Poetry Recommendation – Dystopia, Science Fiction, …?

Hi. I’m trying to find some poetry to inspire me to write, and google’s not up to its usual best.
I’m after some poetry that runs across any of the following themes:
* dystopias
* people’s sturggle with modernity
* people’s struggle to understand/conform to cities/metropolis(es)
* human struggle with concept of perception vs reality (broad i know)
I’m after poetry that explores similar themes to some of my favourite books including:
* neuromancer – william gibson
* hard boiled wonderland and the lake at the end of the world – murakami
* do androids dream of electric sheep – dick
* stuff by Kurt Vonnegut
*
help much appreciated!

One Response

  1. John W Says:

    There’s a Science Fiction Poetry Association.
    Every year, they bestow the Rhysling Award on the best works of SF poetry.
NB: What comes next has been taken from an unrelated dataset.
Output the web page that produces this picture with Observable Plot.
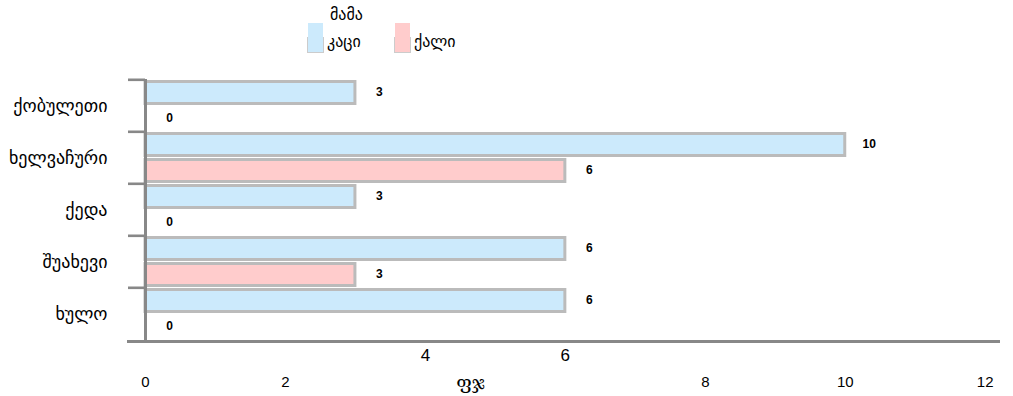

That might be a place to start:http://www.sfpoetry.com/rhyswin.html
    Unfortunately, the site doesn’t seem to publish many of the poems … but you can hunt them down or search around on-line …
    ——–
    That’s an interesting request. I’m a little embarrassed that more doesn’t leap to mind.
    You know, how well do you know T. S. Eliot’s “The Wasteland”? All the writers you mention PROBABLY owe a debt to that poem … so that would be a place to start.
    It’s a pessimistic response to modernism, a work of bricolage, of patched together parts, a sense that something is deeply wrong with modern life — that the modern city is in a constant flux between nightmare and history.
    ——–
    Besides that, you’d find some of those themes in Allen Ginsberg. Like Vonnegut and Gibson, he reaches out to religious images (Moloch!) to express a sense of the power of modernism acting against what’s human, what’s vital. Look at Howl. Same deal — it’s a poetry of dystopia.
    ——–
    If you’re looking around in this direction, you should definitely take a look at the writing of Hakim Bey (aka Peter Lamborn Wilson), especially (maybe) the ecstatic essays that go into his early work, TAZ.
    He’s a modern thinker/trickster/poet/wiseman who’s deeply concerned with all the things you mention below. http://www.hermetic.com/bey/taz1.html#la...
    When you first start reading him, he’s weird and maybe off-putting. But … he’s definitely worth knowing.